Bolton's end was unceremonious and ignominious; it took only a pair of tweets by the notoriously tweet-happy boss to do the job.

Trump asserted he had sacked the top aide due to strong differences on some key foreign policy matters. Upset by the "sacking slight," Bolton tried to show that he had already resigned and also shared with media a terse resignation note. 

He was the third National Security Advisor to have come and gone during the three years of Donald Trump's presidency. Trump says he will announce a replacement next week, suggesting he already has someone on mind for the top job. 

Several names are being mentioned in the media, including Ambassador to Germany, Richard Grenell. The U.S. envoy for Iran, Brian Hook, may also be considered, while Robert Blair, an aide to Mick Mulvaney, the acting White House chief of staff, is also being talked about.

Bolton, appointed in March 2018 was considered as a "hawk of hawks" in American foreign policy circles. Under George Bush, he was among the key architects of the disastrous invasion of Iraq in 2003. Using strong-arm tactics to tame America's enemies has been his favorite foreign policy tool. 

He tried to employ the same tactics under Trump, but failed, because though the president likes to fly high on rhetoric, he can often open his arms even to embrace diehard opponents. 

Though, Bolton's short stint was not without "success." He can take some pleasure for last year's scrapping of the nuclear agreement with Iran. Apparently, he found himself on the same wavelength with his president, who threw the 2015 deal out of the window.

Another sordid success for which Bolton can claim victory was the undoing of the historic Intermediate-Range Nuclear Force Treaty with Russia. The agreement signed in 1987 kept a lid on a specific category of ground-based missiles for more than three decades.  

Trump has currently several major issues in hand, such as Afghanistan, Iran, the DPRK, Venezuela and Syria. Reportedly, Bolton was not happy with the soft handling of some of the problems. 

Bolton was an advocate of regime change in Iran. He wanted to teach Iran a further lesson even after the nuclear deal was cancelled. The former NSA was also a big supporter of a first strike against the DPRK to neutralize its perceived nuclear threat.
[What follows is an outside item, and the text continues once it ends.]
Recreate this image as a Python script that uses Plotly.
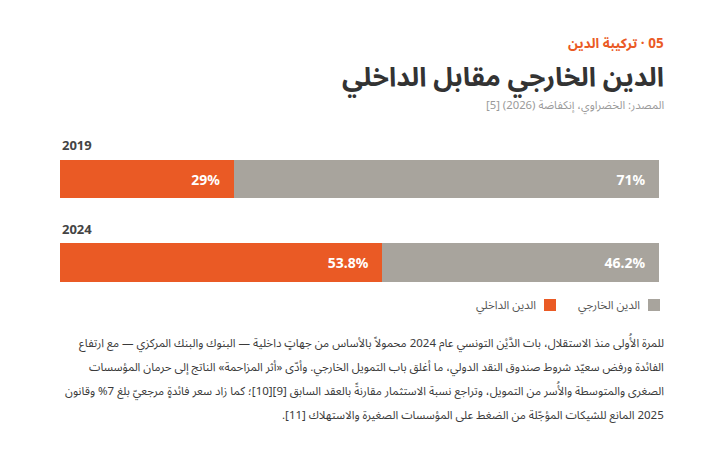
import plotly.graph_objects as go

# ---------------- data ----------------
years = ["2019", "2024"]
domestic = [29, 53.8]
external = [71, 46.2]
domestic_labels = ["29%", "53.8%"]
external_labels = ["71%", "46.2%"]
name_domestic = "الدين الداخلي"
name_external = "الدين الخارجي"

kicker = "05 · تركيبة الدين"
title = "الدين الخارجي مقابل الداخلي"
source = "المصدر: الخضراوي، إنكفاضة (2026) [5]"
body_lines = [
    "للمرة الأُولى منذ الاستقلال، بات الدَّيْن التونسي عام 2024 محمولاً بالأساس من جهاتٍ داخلية — البنوك والبنك المركزي — مع ارتفاع",
    "الفائدة ورفض سعيّد شروط صندوق النقد الدولي، ما أغلق باب التمويل الخارجي. وأدّى «أثر المزاحمة» الناتج إلى حرمان المؤسسات",
    "الصغرى والمتوسطة والأُسر من التمويل، وتراجع نسبة الاستثمار مقارنةً بالعقد السابق [9][10]؛ كما زاد سعر فائدةٍ مرجعيّ بلغ 7% وقانون",
    "2025 المانع للشيكات المؤجّلة من الضغط على المؤسسات الصغيرة والاستهلاك [11].",
]

# ---------------- style ----------------
ORANGE = "#EA5A25"
GRAY = "#A8A49D"
AR_FONT = "Noto Sans Arabic, Noto Kufi Arabic, DejaVu Sans, sans-serif"
NUM_FONT = "Noto Sans, Open Sans, DejaVu Sans, sans-serif"
RLE, PDF = "\u202B", "\u202C"


def rtl(s):
    return RLE + s + PDF


PAD = "\u00a0\u00a0\u00a0"
PLOT_W = 599.0

fig = go.Figure()
fig.add_trace(go.Bar(
    y=years, x=domestic, orientation="h", name=name_domestic,
    marker=dict(color=ORANGE, line=dict(width=0)),
    text=domestic_labels, texttemplate="%{text}" + PAD,
    textposition="inside", insidetextanchor="end", constraintext="none",
    textfont=dict(color="white", size=14, family=NUM_FONT, weight="bold"),
    hoverinfo="skip",
))
fig.add_trace(go.Bar(
    y=years, x=external, orientation="h", name=name_external,
    marker=dict(color=GRAY, line=dict(width=0)),
    text=external_labels, texttemplate="%{text}" + PAD,
    textposition="inside", insidetextanchor="end", constraintext="none",
    textfont=dict(color="white", size=14, family=NUM_FONT, weight="bold"),
    hoverinfo="skip",
))

annotations = []
# year labels above bars
for i, yr in enumerate(years):
    annotations.append(dict(
        x=0, xref="paper", y=i, yref="y", yshift=34, xanchor="left", yanchor="middle",
        text="<b>%s</b>" % yr, showarrow=False,
        font=dict(size=13, color="#444444", family=NUM_FONT),
    ))

# header
annotations += [
    dict(x=1, xref="paper", xshift=7, y=1, yref="paper", yshift=87,
         xanchor="right", yanchor="middle", showarrow=False,
         text="<b>" + rtl(kicker) + "</b>",
         font=dict(size=13.5, color=ORANGE, family=AR_FONT)),
    dict(x=1, xref="paper", xshift=7, y=1, yref="paper", yshift=52,
         xanchor="right", yanchor="middle", showarrow=False,
         text="<b>" + rtl(title) + "</b>",
         font=dict(size=26.5, color="#333333", family=AR_FONT)),
    dict(x=1, xref="paper", xshift=7, y=1, yref="paper", yshift=25,
         xanchor="right", yanchor="middle", showarrow=False,
         text=rtl(source),
         font=dict(size=11.3, color="#9a9a9a", family=AR_FONT)),
]

# legend (manual, RTL)
legend_items = [(name_external, GRAY, 642), (name_domestic, ORANGE, 538)]
shapes = []
for name, col, right_px in legend_items:
    xp = (right_px - 60) / PLOT_W
    annotations.append(dict(
        x=xp, xref="paper", y=0, yref="paper", yshift=-5,
        xanchor="right", yanchor="middle", showarrow=False,
        text=rtl(name), font=dict(size=11.5, color="#555555", family=AR_FONT)))
    shapes.append(dict(
        type="rect", xref="paper", yref="paper", xsizemode="pixel", ysizemode="pixel",
        xanchor=xp, yanchor=0, x0=6, x1=18, y0=1, y1=-11,
        fillcolor=col, line=dict(width=0)))

# body paragraph
for i, line in enumerate(body_lines):
    annotations.append(dict(
        x=1, xref="paper", xshift=7, y=0, yref="paper", yshift=-43 - 24 * i,
        xanchor="right", yanchor="middle", showarrow=False,
        text=rtl(line), font=dict(size=11.5, color="#3a3a3a", family=AR_FONT)))

fig.update_layout(
    barmode="stack",
    bargap=0.54,
    width=720, height=456,
    margin=dict(l=52, r=69, t=122, b=164),
    paper_bgcolor="white", plot_bgcolor="white",
    showlegend=False,
    xaxis=dict(range=[0, 100], visible=False, fixedrange=True),
    yaxis=dict(type="category", range=[1.449, -0.587], visible=False, fixedrange=True),
    annotations=annotations,
    shapes=shapes,
    font=dict(family=AR_FONT),
)

fig.write_html("out.html", config={"displayModeBar": False})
He pressed the president to actively support the opposition in Venezuela, pushing for a kind of direct intervention, ignoring any consequences of such a rash policy. In case of Afghanistan, he had opposed the Camp David invitation to Taliban by Trump. 

The sacking-cum-resignation establishes Trump's authority over security and foreign policy issues. It shows he needs aides who can work according to his vision rather than thrusting their views on him. 
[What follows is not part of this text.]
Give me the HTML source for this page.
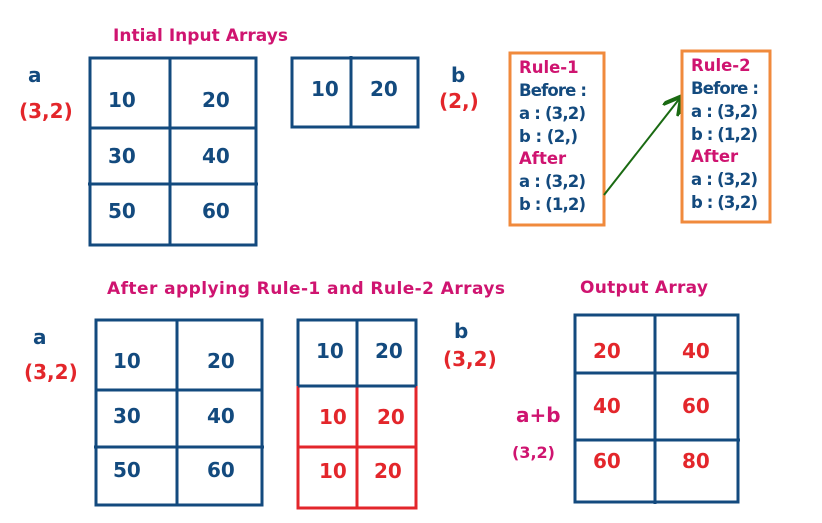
<!DOCTYPE html>
<html><head><meta charset="utf-8"><style>
html,body{margin:0;padding:0;background:#fff;width:822px;height:523px;overflow:hidden}
svg{display:block}
text{font-family:"DejaVu Sans","Liberation Sans",sans-serif;font-weight:bold}
.n{fill:#134a7e;font-size:20px}
.r{fill:#e3262b;font-size:20px}
.p{fill:#cf1470;font-size:17px}
.rl{font-size:16.5px}
</style></head><body>
<svg width="822" height="523" viewBox="0 0 822 523">
<defs><marker id="ah" markerWidth="10" markerHeight="10" refX="8" refY="5" orient="auto"><path d="M0,0 L9,5 L0,10" fill="none" stroke="#1a6a12" stroke-width="2"/></marker></defs>
<g>
<text class="p" x="113" y="41" textLength="175">Intial Input Arrays</text>
<text class="n" x="28" y="82">a</text>
<text class="r" x="19" y="118">(3,2)</text>
<g fill="none" stroke="#134a7e" stroke-width="3">
<rect x="90" y="58" width="166" height="187"/><line x1="170" y1="58" x2="170" y2="245"/><line x1="90" y1="128" x2="256" y2="128"/><line x1="88" y1="184" x2="258" y2="184"/></g>
<text class="n" x="108" y="107">10</text><text class="n" x="202" y="107">20</text>
<text class="n" x="108" y="163">30</text><text class="n" x="202" y="163">40</text>
<text class="n" x="108" y="218">50</text><text class="n" x="202" y="218">60</text>
<g fill="none" stroke="#134a7e" stroke-width="3">
<rect x="292" y="58" width="126" height="69"/><line x1="351" y1="56" x2="351" y2="127"/></g>
<text class="n" x="311" y="96">10</text><text class="n" x="370" y="96">20</text>
<text class="n" x="451" y="82">b</text>
<text class="r" x="439" y="108">(2,)</text>
</g>
<g>
<rect x="510" y="53" width="94" height="172" fill="none" stroke="#f08a3c" stroke-width="3"/>
<text class="rl" x="519" y="73" fill="#cf1470">Rule-1</text>
<text class="rl" x="519" y="96" fill="#134a7e" textLength="68">Before :</text>
<text class="rl" x="519" y="119" fill="#134a7e" textLength="67">a : (3,2)</text>
<text class="rl" x="519" y="142" fill="#134a7e" textLength="59">b : (2,)</text>
<text class="rl" x="519" y="164" fill="#cf1470">After</text>
<text class="rl" x="519" y="187" fill="#134a7e" textLength="67">a : (3,2)</text>
<text class="rl" x="519" y="210" fill="#134a7e" textLength="67">b : (1,2)</text>
</g>
<line x1="604" y1="195" x2="680" y2="98" stroke="#1a6a12" stroke-width="2" marker-end="url(#ah)"/>
<g>
<rect x="682" y="51" width="88" height="171" fill="none" stroke="#f08a3c" stroke-width="3"/>
<text class="rl" x="691" y="71" fill="#cf1470">Rule-2</text>
<text class="rl" x="691" y="94" fill="#134a7e" textLength="68">Before :</text>
<text class="rl" x="691" y="117" fill="#134a7e" textLength="67">a : (3,2)</text>
<text class="rl" x="691" y="140" fill="#134a7e" textLength="67">b : (1,2)</text>
<text class="rl" x="691" y="162" fill="#cf1470">After</text>
<text class="rl" x="691" y="185" fill="#134a7e" textLength="67">a : (3,2)</text>
<text class="rl" x="691" y="208" fill="#134a7e" textLength="67">b : (3,2)</text>
</g>
<g>
<text class="p" x="107" y="294" textLength="398">After applying Rule-1 and Rule-2 Arrays</text>
<text class="n" x="33" y="344">a</text>
<text class="r" x="24" y="379">(3,2)</text>
<g fill="none" stroke="#134a7e" stroke-width="3">
<rect x="96" y="320" width="166" height="185"/><line x1="177" y1="320" x2="177" y2="506"/><line x1="96" y1="390" x2="262" y2="390"/><line x1="94" y1="447" x2="264" y2="447"/></g>
<text class="n" x="113" y="368">10</text><text class="n" x="207" y="368">20</text>
<text class="n" x="113" y="423">30</text><text class="n" x="207" y="423">40</text>
<text class="n" x="113" y="477">50</text><text class="n" x="207" y="477">60</text>
<g fill="none" stroke-width="3">
<rect x="298" y="386" width="118" height="122" stroke="#e3262b"/><line x1="298" y1="447" x2="416" y2="447" stroke="#e3262b"/><line x1="357" y1="386" x2="357" y2="508" stroke="#e3262b"/>
<path d="M298,386 V320 H416 V386 M357,320 V386" stroke="#134a7e"/><line x1="298" y1="386" x2="416" y2="386" stroke="#134a7e"/></g>
<text class="n" x="316" y="358">10</text><text class="n" x="375" y="358">20</text>
<text class="r" x="319" y="424">10</text><text class="r" x="377" y="424">20</text>
<text class="r" x="319" y="478">10</text><text class="r" x="374" y="478">20</text>
<text class="n" x="454" y="338">b</text>
<text class="r" x="443" y="366">(3,2)</text>
</g>
<g>
<text class="p" x="580" y="293" textLength="128">Output Array</text>
<g fill="none" stroke="#134a7e" stroke-width="3">
<rect x="575" y="315" width="163" height="187"/><line x1="655" y1="315" x2="655" y2="504"/><line x1="575" y1="373" x2="738" y2="373"/><line x1="575" y1="440" x2="740" y2="440"/></g>
<text class="r" x="593" y="358">20</text><text class="r" x="682" y="358">40</text>
<text class="r" x="593" y="413">40</text><text class="r" x="682" y="413">60</text>
<text class="r" x="593" y="468">60</text><text class="r" x="682" y="468">80</text>
<text x="516" y="422" fill="#cf1470" font-size="20">a+b</text>
<text x="512" y="458" fill="#cf1470" font-size="16">(3,2)</text>
</g>
</svg>
</body></html>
In Bolton's case, latterly he had largely failed to catch the ear of the president, who disagreed with many of his suggestions. The former NSA had also stepped on toes of many powerful people around the president. 

For example, Bolton and foreign secretary Mike Pompeo were hardly on the talking terms. Their communication was limited to official business. He was also not in the good books of Mick Mulvaney.
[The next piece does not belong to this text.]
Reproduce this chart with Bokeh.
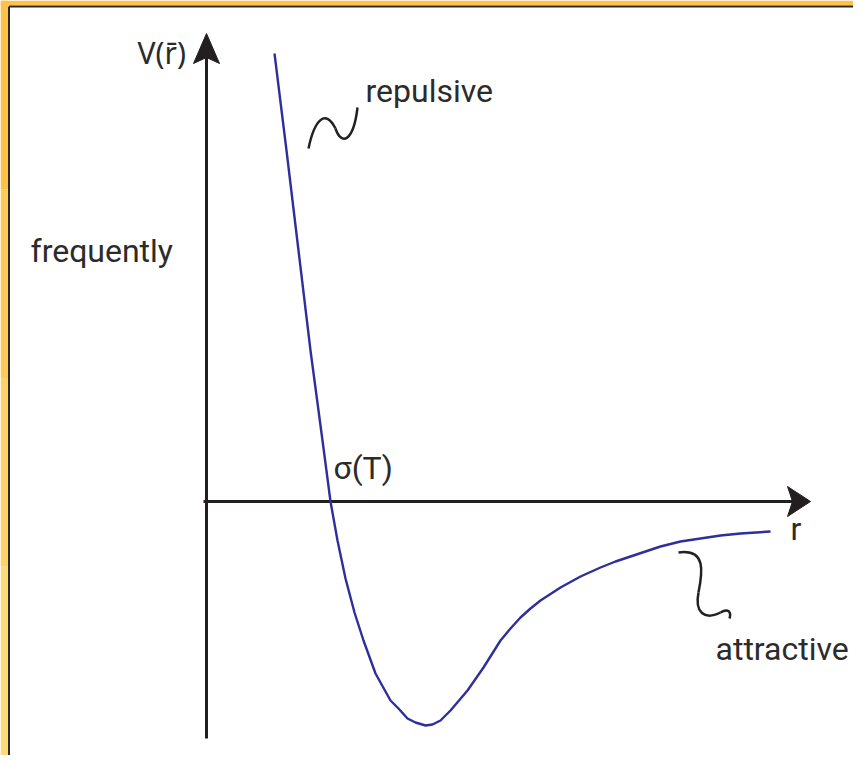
from bokeh.plotting import figure
from bokeh.models import Range1d
from bokeh.core.properties import value
from bokeh.embed import file_html
from bokeh.resources import INLINE

# Potential curve V(r) (axis units: 1 = 100 px)
r_vals = [0.68, 0.80, 0.92, 1.04, 1.16, 1.24, 1.31, 1.39, 1.48, 1.57, 1.69, 1.84,
          1.92, 2.01, 2.09, 2.19, 2.26, 2.34, 2.44, 2.61, 2.77, 2.94, 3.04, 3.14, 3.24,
          3.34, 3.54, 3.74, 3.94, 4.09, 4.24, 4.54, 4.74, 4.94, 5.14, 5.34, 5.64]
V_vals = [4.48, 3.51, 2.51, 1.51, 0.61, 0.00, -0.39, -0.77, -1.11, -1.39, -1.72, -1.99,
          -2.07, -2.17, -2.21, -2.24, -2.23, -2.19, -2.09, -1.89, -1.66, -1.39, -1.27, -1.16, -1.07,
          -0.99, -0.86, -0.75, -0.66, -0.60, -0.55, -0.45, -0.40, -0.37, -0.34, -0.32, -0.30]

labels = ["repulsive", "frequently", "\u03c3(T)", "r", "attractive"]
label_r = [1.59, -1.76, 1.27, 5.84, 5.09]
label_V = [4.11, 2.51, 0.34, -0.27, -1.47]

axis_label = ["V(r\u0304)"]
axis_label_r = [-0.69]
axis_label_V = [4.49]

W, H = 853, 755
X0, X1 = -2.06, 6.47
Y0, Y1 = -2.54, 5.01

p = figure(width=W, height=H, output_backend="svg", toolbar_location=None,
           x_range=Range1d(X0, X1), y_range=Range1d(Y0, Y1),
           x_axis_type=None, y_axis_type=None, min_border=0,
           background_fill_color="white", border_fill_color="white")
p.outline_line_color = None
p.xgrid.visible = False
p.ygrid.visible = False

# orange frame (top and left), with dark inner edge
orange_top = "#FFC247"
left_cols = ["#FFC247", "#FFCB58", "#FFD368", "#FFDA78"]
p.quad(left=[X0], right=[X1], top=[Y1], bottom=[Y1 - 0.05], fill_color=orange_top, line_color=None)
n = len(left_cols)
step = (Y1 - Y0) / n
p.quad(left=[X0] * n, right=[X0 + 0.075] * n,
       top=[Y1 - i * step for i in range(n)], bottom=[Y1 - (i + 1) * step for i in range(n)],
       fill_color=left_cols, line_color=None)
p.segment(x0=[X0 + 0.085, X0 + 0.085], y0=[Y1 - 0.06, Y1 - 0.06], x1=[X1, X0 + 0.085], y1=[Y1 - 0.06, Y0],
          line_color="#2a2a2a", line_width=2)

# axes
ax_col = "#231f20"
p.segment(x0=[0, -0.03], y0=[-2.37, 0], x1=[0, 5.9], y1=[4.45, 0], line_color=ax_col, line_width=3)
p.patch(x=[0, -0.13, 0, 0.13], y=[4.68, 4.38, 4.44, 4.38], fill_color=ax_col, line_color=ax_col)
p.patch(x=[6.04, 5.81, 5.86, 5.81], y=[0, 0.15, 0, -0.15], fill_color=ax_col, line_color=ax_col)

# curve
p.line(r_vals, V_vals, line_color="#2e2e9c", line_width=2.4, line_join="round")

# squiggles
p.bezier(x0=[1.02, 1.29], y0=[3.53, 3.73], x1=[1.29, 1.51], y1=[3.73, 3.94],
         cx0=[1.08, 1.35], cy0=[3.82, 3.55], cx1=[1.19, 1.47], cy1=[3.93, 3.60],
         line_color="#222222", line_width=2.5)
p.bezier(x0=[4.72, 4.92, 5.14], y0=[-0.51, -0.91, -1.11], x1=[4.92, 5.14, 5.23], y1=[-0.91, -1.11, -1.17],
         cx0=[5.00, 4.88, 5.22], cy0=[-0.47, -1.11, -1.06], cx1=[4.96, 4.98, 5.25], cy1=[-0.71, -1.19, -1.11],
         line_color="#222222", line_width=2.5)

# labels
p.text(x=label_r, y=label_V, text=labels, text_font=value("Roboto"),
       text_font_size="32px", text_color="#2b2b2b", text_align="left", text_baseline="alphabetic")
p.text(x=axis_label_r, y=axis_label_V, text=axis_label, text_font=value("Noto Sans"),
       text_font_size="30px", text_color="#2b2b2b", text_align="left", text_baseline="alphabetic")

open("out.html", "w").write(file_html(p, INLINE))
Bolton's departure may be a signal for some upcoming changes in foreign policy in the run up to the next presidential elections. The president is now free to formulate his own policy.

The clouds of war hovering over the Middle East may start lifting. Even chances for the first direct meeting between Iranian President Hasan Rouhani and Donald Trump have increased. The two can possibly meet on the sidelines of the U.N. General Assembly later this month, for example. 

With Bolton becoming history, Trump can try to revive the summit diplomacy with Kim Jong-un. He can also rethink about reengaging with the Taliban because the two sides have already agreed on a deal to end violence in Afghanistan.